▶ What is being asked
Each line below must be set down exactly; omit any image you find.

** Start Given data **

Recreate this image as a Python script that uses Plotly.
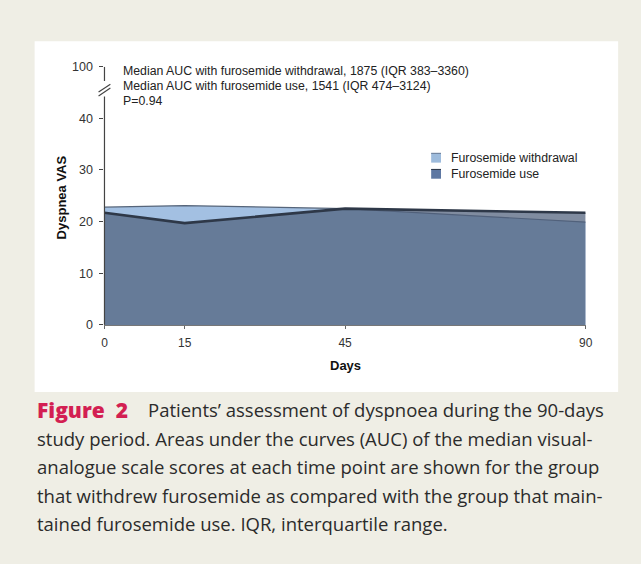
import plotly.graph_objects as go

# ---- data ----
days = [0, 15, 45, 90]
withdrawal = [22.8, 23.1, 22.5, 19.9]
use = [21.7, 19.7, 22.5, 21.7]
y_tickvals = [0, 10, 20, 30, 40, 50]
y_ticktext = ["0", "10", "20", "30", "40", "100"]
x_tickvals = [0, 15, 45, 90]
stat_lines = [
    "Median AUC with furosemide withdrawal, 1875 (IQR 383–3360)",
    "Median AUC with furosemide use, 1541 (IQR 474–3124)",
    "P=0.94",
]
legend_names = ["Furosemide withdrawal", "Furosemide use"]
fig_label = "Figure&nbsp;&nbsp;2"
caption_lines = [
    "Patients’ assessment of dyspnoea during the 90-days",
    "study period. Areas under the curves (AUC) of the median visual-",
    "analogue scale scores at each time point are shown for the group",
    "that withdrew furosemide as compared with the group that main-",
    "tained furosemide use. IQR, interquartile range.",
]

# page is 641x564; the body keeps its default 8px margin
PAGE_W, PAGE_H = 641, 564
OFF = 8
W, H = PAGE_W - 2 * OFF, PAGE_H - 2 * OFF
def px(x):
    return (x - OFF) / W
def py(y):
    return 1 - (y - OFF) / H

FONT = "Liberation Sans, Arial, sans-serif"
CAP_FONT = "Open Sans, sans-serif"
BG = "#efeee5"
LIGHT = "#a3c0e2"
DARK_FILL = "rgba(79,95,123,0.72)"

fig = go.Figure()
fig.add_trace(go.Scatter(
    x=days, y=withdrawal, mode="lines", fill="tozeroy",
    fillcolor=LIGHT, line=dict(color="#56657a", width=1.2),
    showlegend=False, hoverinfo="skip"))
fig.add_trace(go.Scatter(
    x=days, y=use, mode="lines", fill="tozeroy",
    fillcolor=DARK_FILL, line=dict(color="#2e3848", width=2.6),
    showlegend=False, hoverinfo="skip"))

shapes = []
# white panel
shapes.append(dict(type="rect", xref="paper", yref="paper", layer="below",
                   x0=px(32), x1=px(625), y0=py(395), y1=py(35),
                   fillcolor="white", line=dict(width=0)))
# y axis line with break
shapes.append(dict(type="line", xref="paper", yref="y", x0=px(103), x1=px(103),
                   y0=0, y1=44.2, line=dict(color="#444", width=1.2)))
shapes.append(dict(type="line", xref="paper", yref="y", x0=px(103), x1=px(103),
                   y0=47.2, y1=50, line=dict(color="#444", width=1.2)))
for off in (0, 4):
    shapes.append(dict(type="line", xref="paper", yref="paper",
                       x0=px(97), y0=py(89 + off - 2), x1=px(109), y1=py(81 + off - 2),
                       line=dict(color="#444", width=1.2)))
# legend squares
shapes.append(dict(type="rect", xref="paper", yref="paper",
                   x0=px(435), x1=px(445), y0=py(159.5), y1=py(149.5),
                   fillcolor="#9dbbdc", line=dict(width=0)))
shapes.append(dict(type="line", xref="paper", yref="paper",
                   x0=px(435), x1=px(445), y0=py(150), y1=py(150),
                   line=dict(color="#6d7f99", width=1)))
shapes.append(dict(type="rect", xref="paper", yref="paper",
                   x0=px(435), x1=px(445), y0=py(176), y1=py(166),
                   fillcolor="#5d77a2", line=dict(width=0)))
shapes.append(dict(type="line", xref="paper", yref="paper",
                   x0=px(435), x1=px(445), y0=py(166.5), y1=py(166.5),
                   line=dict(color="#2e3848", width=1)))

ann = []
for i, t in enumerate(stat_lines):
    ann.append(dict(text=t, xref="paper", yref="paper", x=px(120), y=py(65 + 15.5 * i),
                    xanchor="left", yanchor="middle", showarrow=False,
                    font=dict(family=FONT, size=12.3, color="#222")))
for i, t in enumerate(legend_names):
    ann.append(dict(text=t, xref="paper", yref="paper", x=px(453), y=py(155 + 16 * i),
                    xanchor="left", yanchor="middle", showarrow=False,
                    font=dict(family=FONT, size=12.3, color="#222")))
ann.append(dict(text="<b>Dyspnea VAS</b>", xref="paper", yref="paper", x=px(59), y=py(195),
                textangle=-90, xanchor="center", yanchor="middle", showarrow=False,
                font=dict(family=FONT, size=13, color="#111")))
ann.append(dict(text="<b>Days</b>", xref="paper", yref="paper", x=px(348), y=py(368),
                xanchor="center", yanchor="middle", showarrow=False,
                font=dict(family=FONT, size=13, color="#111")))
ann.append(dict(text=fig_label, xref="paper", yref="paper", x=px(32), y=py(413),
                xanchor="left", yanchor="middle", showarrow=False,
                font=dict(family=CAP_FONT, size=21, weight=800, color="#d31f52")))
for i, t in enumerate(caption_lines):
    x0 = 145 if i == 0 else 32
    ann.append(dict(text=t, xref="paper", yref="paper", x=px(x0), y=py(413 + 29.3 * i),
                    xanchor="left", yanchor="middle", showarrow=False,
                    font=dict(family=CAP_FONT, size=18.5, color="#2b2b2b")))

fig.update_layout(
    width=W, height=H,
    margin=dict(l=0, r=0, t=0, b=0),
    paper_bgcolor=BG, plot_bgcolor="rgba(0,0,0,0)",
    shapes=shapes, annotations=ann, showlegend=False,
    xaxis=dict(domain=[px(103), px(592)], range=[0, 90], tickvals=x_tickvals,
               ticks="outside", ticklen=3, tickcolor="#666", showgrid=False,
               zeroline=False, showline=True, linecolor="#777", linewidth=1,
               ticklabelstandoff=4,
               tickfont=dict(family=FONT, size=12, color="#333")),
    yaxis=dict(domain=[py(326), py(61)], range=[0, 50], tickvals=y_tickvals,
               ticktext=y_ticktext, ticks="outside", ticklen=4, tickcolor="#444",
               showgrid=False, zeroline=False, showline=False,
               ticklabelstandoff=4,
               tickfont=dict(family=FONT, size=12.5, color="#333")),
)

fig.write_html("out.html", config={"displayModeBar": False},
               post_script="document.body.style.background='#efeee5';")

** End Given data **

▶ Worked solution
Recreate this image as a Python script that uses Plotly.
import plotly.graph_objects as go

# ---- data ----
days = [0, 15, 45, 90]
withdrawal = [22.8, 23.1, 22.5, 19.9]
use = [21.7, 19.7, 22.5, 21.7]
y_tickvals = [0, 10, 20, 30, 40, 50]
y_ticktext = ["0", "10", "20", "30", "40", "100"]
x_tickvals = [0, 15, 45, 90]
stat_lines = [
    "Median AUC with furosemide withdrawal, 1875 (IQR 383–3360)",
    "Median AUC with furosemide use, 1541 (IQR 474–3124)",
    "P=0.94",
]
legend_names = ["Furosemide withdrawal", "Furosemide use"]
fig_label = "Figure&nbsp;&nbsp;2"
caption_lines = [
    "Patients’ assessment of dyspnoea during the 90-days",
    "study period. Areas under the curves (AUC) of the median visual-",
    "analogue scale scores at each time point are shown for the group",
    "that withdrew furosemide as compared with the group that main-",
    "tained furosemide use. IQR, interquartile range.",
]

# page is 641x564; the body keeps its default 8px margin
PAGE_W, PAGE_H = 641, 564
OFF = 8
W, H = PAGE_W - 2 * OFF, PAGE_H - 2 * OFF
def px(x):
    return (x - OFF) / W
def py(y):
    return 1 - (y - OFF) / H

FONT = "Liberation Sans, Arial, sans-serif"
CAP_FONT = "Open Sans, sans-serif"
BG = "#efeee5"
LIGHT = "#a3c0e2"
DARK_FILL = "rgba(79,95,123,0.72)"

fig = go.Figure()
fig.add_trace(go.Scatter(
    x=days, y=withdrawal, mode="lines", fill="tozeroy",
    fillcolor=LIGHT, line=dict(color="#56657a", width=1.2),
    showlegend=False, hoverinfo="skip"))
fig.add_trace(go.Scatter(
    x=days, y=use, mode="lines", fill="tozeroy",
    fillcolor=DARK_FILL, line=dict(color="#2e3848", width=2.6),
    showlegend=False, hoverinfo="skip"))

shapes = []
# white panel
shapes.append(dict(type="rect", xref="paper", yref="paper", layer="below",
                   x0=px(32), x1=px(625), y0=py(395), y1=py(35),
                   fillcolor="white", line=dict(width=0)))
# y axis line with break
shapes.append(dict(type="line", xref="paper", yref="y", x0=px(103), x1=px(103),
                   y0=0, y1=44.2, line=dict(color="#444", width=1.2)))
shapes.append(dict(type="line", xref="paper", yref="y", x0=px(103), x1=px(103),
                   y0=47.2, y1=50, line=dict(color="#444", width=1.2)))
for off in (0, 4):
    shapes.append(dict(type="line", xref="paper", yref="paper",
                       x0=px(97), y0=py(89 + off - 2), x1=px(109), y1=py(81 + off - 2),
                       line=dict(color="#444", width=1.2)))
# legend squares
shapes.append(dict(type="rect", xref="paper", yref="paper",
                   x0=px(435), x1=px(445), y0=py(159.5), y1=py(149.5),
                   fillcolor="#9dbbdc", line=dict(width=0)))
shapes.append(dict(type="line", xref="paper", yref="paper",
                   x0=px(435), x1=px(445), y0=py(150), y1=py(150),
                   line=dict(color="#6d7f99", width=1)))
shapes.append(dict(type="rect", xref="paper", yref="paper",
                   x0=px(435), x1=px(445), y0=py(176), y1=py(166),
                   fillcolor="#5d77a2", line=dict(width=0)))
shapes.append(dict(type="line", xref="paper", yref="paper",
                   x0=px(435), x1=px(445), y0=py(166.5), y1=py(166.5),
                   line=dict(color="#2e3848", width=1)))

ann = []
for i, t in enumerate(stat_lines):
    ann.append(dict(text=t, xref="paper", yref="paper", x=px(120), y=py(65 + 15.5 * i),
                    xanchor="left", yanchor="middle", showarrow=False,
                    font=dict(family=FONT, size=12.3, color="#222")))
for i, t in enumerate(legend_names):
    ann.append(dict(text=t, xref="paper", yref="paper", x=px(453), y=py(155 + 16 * i),
                    xanchor="left", yanchor="middle", showarrow=False,
                    font=dict(family=FONT, size=12.3, color="#222")))
ann.append(dict(text="<b>Dyspnea VAS</b>", xref="paper", yref="paper", x=px(59), y=py(195),
                textangle=-90, xanchor="center", yanchor="middle", showarrow=False,
                font=dict(family=FONT, size=13, color="#111")))
ann.append(dict(text="<b>Days</b>", xref="paper", yref="paper", x=px(348), y=py(368),
                xanchor="center", yanchor="middle", showarrow=False,
                font=dict(family=FONT, size=13, color="#111")))
ann.append(dict(text=fig_label, xref="paper", yref="paper", x=px(32), y=py(413),
                xanchor="left", yanchor="middle", showarrow=False,
                font=dict(family=CAP_FONT, size=21, weight=800, color="#d31f52")))
for i, t in enumerate(caption_lines):
    x0 = 145 if i == 0 else 32
    ann.append(dict(text=t, xref="paper", yref="paper", x=px(x0), y=py(413 + 29.3 * i),
                    xanchor="left", yanchor="middle", showarrow=False,
                    font=dict(family=CAP_FONT, size=18.5, color="#2b2b2b")))

fig.update_layout(
    width=W, height=H,
    margin=dict(l=0, r=0, t=0, b=0),
    paper_bgcolor=BG, plot_bgcolor="rgba(0,0,0,0)",
    shapes=shapes, annotations=ann, showlegend=False,
    xaxis=dict(domain=[px(103), px(592)], range=[0, 90], tickvals=x_tickvals,
               ticks="outside", ticklen=3, tickcolor="#666", showgrid=False,
               zeroline=False, showline=True, linecolor="#777", linewidth=1,
               ticklabelstandoff=4,
               tickfont=dict(family=FONT, size=12, color="#333")),
    yaxis=dict(domain=[py(326), py(61)], range=[0, 50], tickvals=y_tickvals,
               ticktext=y_ticktext, ticks="outside", ticklen=4, tickcolor="#444",
               showgrid=False, zeroline=False, showline=False,
               ticklabelstandoff=4,
               tickfont=dict(family=FONT, size=12.5, color="#333")),
)

fig.write_html("out.html", config={"displayModeBar": False},
               post_script="document.body.style.background='#efeee5';")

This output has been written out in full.